Richard Long (British, b.1945)
Untitled (A, B, C – Horizontal), 1994
Lithograph on hemp paper
21 ½ x 33 in.; 24 x 35 ½ in. frame
A pioneer of the Land Art movement, Richard Long is best known for incorporating the activity of walking into his work and documenting his experiences through text and photography. Long expanded the idea of what constitutes a sculpture by incorporating the concepts of time, space, and distance into artmaking and by using organic materials like earth, rock, mud, and stones in his Land Art installations.
In Untitled A, B, C, Long uses a mud-like substance to create simple map-like diagrams with his fingerprint. By using mud rather than paint, Long explores elemental form of human mark-making—whether it be a fingerprint on paper or a footprint in nature.

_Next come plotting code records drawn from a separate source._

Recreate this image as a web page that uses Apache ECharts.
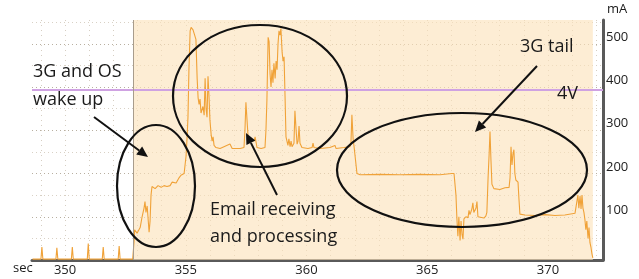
<!DOCTYPE html>
<html><head><meta charset="utf-8">
<script src="https://cdn.jsdelivr.net/npm/echarts@6/dist/echarts.min.js"></script>
<style>html,body{margin:0;padding:0;background:#fff}#c{width:639px;height:279px}</style>
</head><body><div id="c"></div>
<script>
// time (sec) and current (mA)
const times = [348.65,349.00,349.04,349.08,349.62,349.66,349.70,350.26,350.30,350.34,350.92,350.96,351.00,351.54,351.58,351.62,352.20,352.24,352.28,352.80,
352.86,352.88,352.98,353.11,353.19,353.27,353.31,353.35,353.40,353.48,353.52,353.56,353.60,353.73,353.85,353.98,354.10,354.22,354.35,354.43,354.60,354.72,354.80,354.93,
355.01,355.05,355.09,355.13,355.18,355.22,355.30,355.38,355.42,355.47,355.51,355.55,355.59,355.63,355.71,355.76,355.80,355.84,355.88,355.92,355.96,356.00,356.05,356.09,356.13,356.17,356.25,356.42,356.58,356.83,356.92,357.25,357.41,357.45,357.49,357.54,357.58,357.66,357.74,357.83,357.87,357.95,358.12,358.28,
358.32,358.36,358.41,358.45,358.49,358.53,358.57,358.61,358.65,358.70,358.74,358.78,358.82,358.86,358.90,358.94,358.99,359.03,359.07,359.11,359.15,359.19,359.23,359.27,359.32,359.36,359.40,359.48,359.52,359.57,359.61,359.65,359.69,359.73,359.81,360.06,360.23,360.27,360.31,360.56,360.97,361.18,361.22,361.55,361.80,361.84,361.88,361.93,361.97,362.05,362.09,
362.22,363.04,363.87,364.70,365.53,366.02,366.07,366.11,366.15,366.19,366.23,366.27,366.31,366.36,366.40,366.44,366.48,366.52,366.60,366.69,366.73,366.77,366.85,366.89,366.93,367.02,367.06,367.10,367.18,367.35,367.43,367.47,367.52,367.56,367.60,367.64,367.68,367.76,368.01,368.22,368.39,368.43,368.47,368.51,368.55,368.59,368.63,368.67,368.76,368.80,368.84,
369.05,369.46,369.88,370.29,370.70,371.12,371.20,371.24,371.28,371.33,371.37,371.41,371.45,371.49,371.53,371.57,371.61,371.66,371.70,371.74,371.78,371.82,371.86];
const currents = [2,2,30,2,2,28,2,2,30,2,2,38,2,2,30,2,2,32,2,2,
45,70,62,75,100,120,135,110,125,64,90,150,170,165,172,168,172,170,172,180,178,190,196,200,
240,280,330,440,530,538,532,536,510,420,375,360,372,340,355,335,420,350,330,425,380,324,290,275,285,265,260,258,262,268,258,258,260,300,365,320,285,280,282,275,285,260,258,260,
300,370,515,505,430,400,440,410,455,420,460,440,500,530,520,535,480,460,470,380,285,275,265,280,262,275,262,270,345,300,268,275,310,270,260,258,260,270,260,258,260,265,258,260,262,270,336,280,262,258,200,
197,198,197,198,197,200,204,200,199,150,95,55,100,45,90,60,48,95,100,98,115,105,118,132,110,120,135,100,98,97,102,110,190,240,297,230,175,165,163,167,168,190,262,220,245,255,200,185,180,140,106,
104,103,105,103,104,108,112,150,120,148,118,150,120,110,94,70,90,50,75,40,30,15,5];
const xLabels = [350,355,360,365,370];
const xGrid = [349,350,351,352,353,354,355,356,357,358,359,360,361,362,363,364,365,366,367,368,369,370,371,372];
const yLabels = [100,200,300,400,500];
const activeStart = 352.82, activeEnd = 371.86;
const voltLine = 393;

const data = times.map((t,i)=>[t,currents[i]]);
const chart = echarts.init(document.getElementById('c'), null, {renderer:'canvas'});
const FF = '"Open Sans", sans-serif';

function arrow(x1,y1,x2,y2){
  const a = Math.atan2(y2-y1,x2-x1), L=11, W=5;
  const bx = x2 - L*Math.cos(a), by = y2 - L*Math.sin(a);
  const px = -Math.sin(a)*W, py = Math.cos(a)*W;
  return [
    {type:'line', shape:{x1:x1,y1:y1,x2:bx,y2:by}, style:{stroke:'#111', lineWidth:2}, z:10},
    {type:'polygon', shape:{points:[[x2,y2],[bx+px,by+py],[bx-px,by-py]]}, style:{fill:'#111'}, z:10}
  ];
}
function ell(cx,cy,rx,ry){return {type:'ellipse', shape:{cx:cx,cy:cy,rx:rx,ry:ry}, style:{fill:null, stroke:'#111', lineWidth:2.2}, z:10};}
function txt(x,y,s,size){return {type:'text', x:x, y:y, style:{text:s, font:(size||18)+'px '+FF, fill:'#1a1a1a', textVerticalAlign:'middle'}, z:11};}

const major='#b8af a0'.replace(' ',''), minor='#d9d1c5';
const gridColors=[major,minor,major,minor,major,minor,major,minor,major,minor,major,minor,'rgba(0,0,0,0)'];

chart.setOption({
  animation:false,
  backgroundColor:'#fff',
  grid:{left:32, right:36, top:20, bottom:19},
  xAxis:{type:'value', min:348.63, max:372.28,
    axisLine:{lineStyle:{color:'#5a5a5a', width:3}},
    axisTick:{show:false, customValues:xGrid},
    axisLabel:{customValues:xLabels, color:'#222', fontSize:13, fontFamily:FF, margin:4},
    splitLine:{show:true, lineStyle:{type:[1,4], color:'#d6cec2', width:1}}},
  yAxis:{type:'value', position:'right', min:0, max:555, interval:50,
    axisLine:{show:true, lineStyle:{color:'#5a5a5a', width:3}},
    axisTick:{show:false},
    axisLabel:{color:'#222', fontSize:13, fontFamily:FF, margin:3, verticalAlign:'bottom',
      formatter:v=> yLabels.indexOf(v)>=0 ? String(v) : ''},
    splitLine:{show:true, lineStyle:{type:[1,3], color:gridColors, width:1}}},
  series:[{type:'line', data:data, symbol:'none', lineStyle:{color:'#f0a238', width:1.1}, z:3,
    markArea:{silent:true, itemStyle:{color:'rgba(251,226,186,0.62)'}, data:[[{xAxis:activeStart},{xAxis:activeEnd}]]},
    markLine:{silent:true, symbol:'none', label:{show:false}, data:[
      {yAxis:voltLine, lineStyle:{color:'#cfa2e2', width:1.8, type:'solid'}},
      {xAxis:activeStart, lineStyle:{color:'#a89c8c', width:1, type:'solid'}}
    ]}
  }],
  graphic:[].concat(
    [ell(156,186,39,61), ell(260,96,87,71), ell(462,170,125,57)],
    arrow(94,117,148,157), arrow(277,195,246,133), arrow(537,66,475,132),
    [txt(33,72,'3G and OS'), txt(33,100,'wake up'), txt(210,210,'Email receiving'), txt(210,237,'and processing'),
     txt(520,47,'3G tail'), txt(557,94,'4V'),
     txt(13,268,'sec',13), txt(607,9,'mA',13)]
  )
});
</script></body></html>
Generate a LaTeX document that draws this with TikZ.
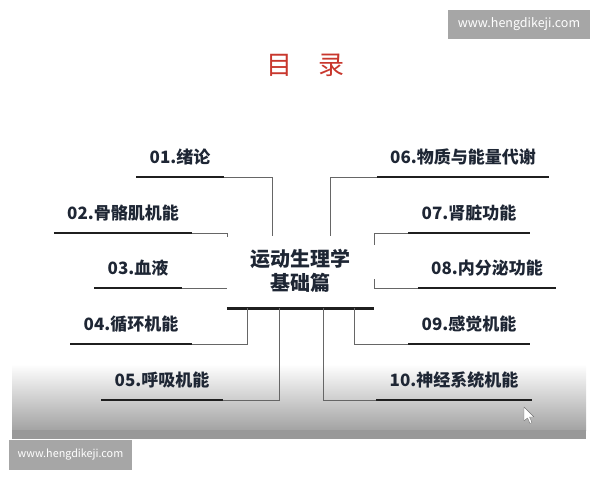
\documentclass[tikz,border=0pt]{standalone}
\usepackage{fontspec}
\setmainfont{Noto Sans CJK SC}
\usetikzlibrary{positioning}

\definecolor{ink}{HTML}{1E2634}
\definecolor{titlered}{HTML}{C8372D}
\definecolor{wmgray}{HTML}{A6A6A6}

\tikzset{
  item/.style={anchor=south,inner xsep=13pt,inner ysep=10pt,text height=13.5pt,text depth=3pt,
    font=\bfseries\fontsize{17}{17}\selectfont,text=ink},
  core/.style={align=center,minimum width=147pt,minimum height=74pt,inner sep=0pt,
    font=\bfseries\fontsize{20}{24}\selectfont,text=ink},
  uline/.style={line width=2.6pt,black!88},
  link/.style={line width=0.8pt,black!60},
  wmark/.style={fill=wmgray,text=white,inner sep=0pt}
}

\begin{document}
\begin{tikzpicture}[x=1pt,y=-1pt]
      \useasboundingbox (0,0) rectangle (600,480);

      % slide bottom
      \shade[top color=white,bottom color=black!36] (12,364) rectangle (586,430);
      \fill[black!40] (12,430) rectangle (586,439);

      \node[text=titlered,font=\fontsize{26}{26}\selectfont] (title) at (305,65) {目\hspace{26pt}录};

      \node[core] (core) at (300.5,271) {运动生理学\\基础篇};
      \draw[uline] (core.south west) -- (core.south east);

      \node[item] (t1) at (180,177) {01.绪论};
      \node[item] (t2) at (123,233) {02.骨骼肌机能};
      \node[item] (t3) at (138,288) {03.血液};
      \node[item] (t4) at (131,344) {04.循环机能};
      \node[item] (t5) at (162,400) {05.呼吸机能};

      \node[item] (t6) at (463,177) {06.物质与能量代谢};
      \node[item] (t7) at (469,233) {07.肾脏功能};
      \node[item] (t8) at (487,288) {08.内分泌功能};
      \node[item] (t9) at (469,344) {09.感觉机能};
      \node[item] (t10) at (454,400) {10.神经系统机能};

      \draw[uline] (t1.south west) -- (t1.south east);
      \draw[uline] (t2.south west) -- (t2.south east);
      \draw[uline] (t3.south west) -- (t3.south east);
      \draw[uline] (t4.south west) -- (t4.south east);
      \draw[uline] (t5.south west) -- (t5.south east);
      \draw[uline] (t6.south west) -- (t6.south east);
      \draw[uline] (t7.south west) -- (t7.south east);
      \draw[uline] (t8.south west) -- (t8.south east);
      \draw[uline] (t9.south west) -- (t9.south east);
      \draw[uline] (t10.south west) -- (t10.south east);

      \coordinate (j1) at (272,236);
      \coordinate (j2) at (227,237);
      \coordinate (j3) at (227,288);
      \coordinate (j4) at (247,308);
      \coordinate (j5) at (279,308);
      \coordinate (j6) at (330,236);
      \coordinate (j7) at (374,245);
      \coordinate (j8) at (374,279);
      \coordinate (j9) at (354,308);
      \coordinate (j10) at (323,308);

      \draw[link] (t1.south east) -| (j1);
      \draw[link] (t2.south east) -| (j2);
      \draw[link] (t3.south east) -- (j3);
      \draw[link] (t4.south east) -| (j4);
      \draw[link] (t5.south east) -| (j5);
      \draw[link] (t6.south west) -| (j6);
      \draw[link] (t7.south west) -| (j7);
      \draw[link] (t8.south west) -| (j8);
      \draw[link] (t9.south west) -| (j9);
      \draw[link] (t10.south west) -| (j10);

      % pointer
      \draw[black!55,fill=white,line join=round] (524,407) -- (524,421) -- (527.5,418) -- (530,423.5)
        -- (532,422.5) -- (529.5,417) -- (534,417) -- cycle;

      \node[wmark,minimum width=142pt,minimum height=29pt,font=\fontsize{12.5}{12.5}\selectfont] (wm1) at (519,24.5) {www.hengdikeji.com};
      \node[wmark,minimum width=123pt,minimum height=30pt,font=\fontsize{10.8}{10.8}\selectfont] (wm2) at (70.5,455) {www.hengdikeji.com};
\end{tikzpicture}
\end{document}
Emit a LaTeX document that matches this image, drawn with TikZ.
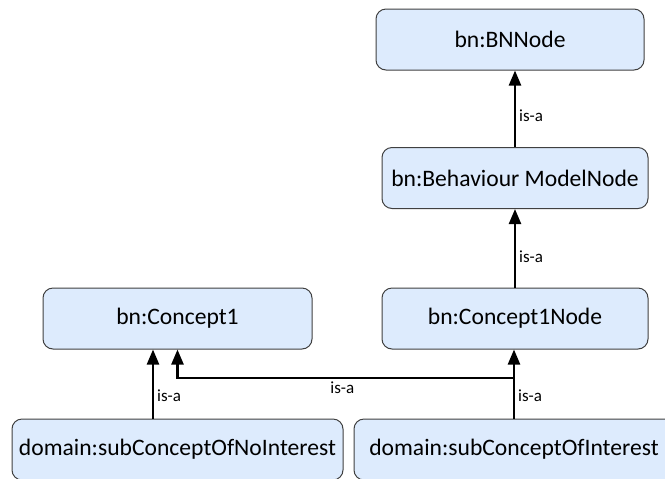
\documentclass[tikz,border=0pt]{standalone}
\usepackage{fontspec}
\setmainfont{Carlito}
\usetikzlibrary{arrows.meta}
\definecolor{boxfill}{RGB}{221,235,253}
\definecolor{boxline}{RGB}{64,64,64}

\begin{document}
\begin{tikzpicture}[
    x=0.5pt, y=-0.5pt,
    every node/.style={font=\fontsize{11.8}{14}\selectfont},
    concept/.style={draw=boxline, fill=boxfill, rounded corners=5pt, line width=0.5pt,
                    minimum height=30.5pt, inner sep=0pt},
    isa/.style={-{Triangle[length=7.5pt,width=6pt]}, line width=1.2pt},
    isalabel/.style={font=\fontsize{8.5}{10}\selectfont, inner sep=1.5pt}]

\useasboundingbox (0,0) rectangle (665,478);

% the classes
\node[concept, minimum width=134pt] (bnnode)    at (510,39.5)  {bn:BNNode};
\node[concept, minimum width=133pt] (behaviour) at (515,178)   {bn:Behaviour ModelNode};
\node[concept, minimum width=133pt] (c1node)    at (515,318.5) {bn:Concept1Node};
\node[concept, minimum width=134.5pt] (concept1) at (177.5,318.5) {bn:Concept1};
\node[concept, minimum width=165.5pt] (noint)   at (177.5,449.5) {domain:subConceptOfNoInterest};
\node[concept, minimum width=160pt] (interest)  at (514,449.5) {domain:subConceptOfInterest};

% is-a links
\draw[isa] (behaviour.north) -- node[isalabel, right, pos=0.41] {is-a} (behaviour.north |- bnnode.south);
\draw[isa] (c1node.north) -- node[isalabel, right, pos=0.39] {is-a} (behaviour.south);
\draw[isa] (interest.north) -- node[isalabel, right, pos=0.33] {is-a} (interest.north |- c1node.south);
\draw[isa] ([xshift=-12.25pt]noint.north) -- node[isalabel, right, pos=0.33] {is-a}
           ([xshift=-12.25pt]noint.north |- concept1.south);

\coordinate (branch) at (514,378);
\draw[isa] (branch) -- node[isalabel, below, pos=0.51] {is-a} (branch -| concept1.south) -- (concept1.south);

\end{tikzpicture}
\end{document}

Long was awarded the Turner Prize in 1989, received the Chevalier de l’Ordre des Arts et des Lettres in 1990 from France, was elected to London’s Royal Academy of Arts in 2001, awarded Japan’s Praemium Imperiale in the field of sculpture in 2009, was made a CBE in 2013, and was knighted in the 2018 Honors List. His major solo exhibitions include Hamburger Bahnhof, Berlin; Tate Britain, London; National Museum of Modern Art, Kyoto; Philadelphia Museum of Art, Philadelphia; and the Solomon R. Guggenheim Museum, New York.